慶應受験向けの塾を経営している経験から言えば、実は慶應義塾大学はただ入学するだけならそれほど難しくはない大学であるとも言える。少なくとも、都内の名門難関進学校(開成、麻布など)から入学するのはさほど難しくない。小学3年生~高校3年生まで真面目にコツコツ勉強してきた人であれば、慶應に入るのはさほど難しいことではないのである。多少、中だるみがあっても、どうにか間に合わせることができた、というケースも少なくない。
このような受験事情を知っているため、都内難関進学校から慶應に進学したタイプの学生は講師としては雇わないことにしている。むしろ、コツコツ取り組むのではなく短期間で受験勉強を走り抜けたことが分かる人材を講師として採用している。
たとえば、弊社の講師でもっとも優秀な講師は、新興宗教団体が設立した高校の卒業生である。この講師は宗教団体の“教え”をベースに授業を行うユニークな高校から、一年あまりの浪人期間を経て慶應義塾大学が進学した。このように、短期集中で受験勉強をくぐりぬけてきた志望者は信頼できる。
実際に時間あたりの仕事量が多く、授業も丁寧なので生徒からも評判が良い。また、膨大な過去問解説教材の制作なども一気呵成に進めていくので、仕事を頼む相手としても安心感がある。
一方で、都内の名門校から慶應に「都落ち」した学生は、傲慢な印象を受ける。全力を出さなくても「慶應ぐらい」には合格できたという自負心がその後に人生にも影を及ぼすのである。
未経験で「この仕事やりたいです!」と言える時代は続くのか
2つ目の特徴として、「この仕事やりたいです!」と手をあげる人材が挙げられる。
特に就職活動などにおいて顕著に見られる傾向だが、たとえば「ファンドマネージャーになりたい」「コンサルタントになりたい」など、どんな仕事をするかはさっぱりわからないのに、なんとなく字面が良さそうな職種に就きたいと考える若者が後を絶たない。

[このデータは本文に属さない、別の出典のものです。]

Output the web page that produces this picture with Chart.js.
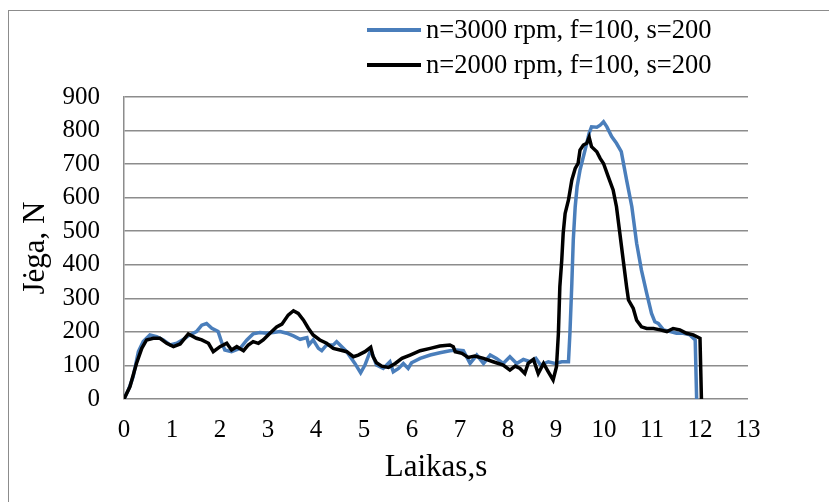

日本では以前から新卒採用慣行があったため、未経験者でも「新卒カード」を持っている場合は採用されてきたが、今後はこうした慣行も徐々に崩れると考えられる。それはなぜか?
DXが進んでいる社会においては、多くの若者が大学生活を送りながらある程度までの「経験者」となることができるようになったからだ。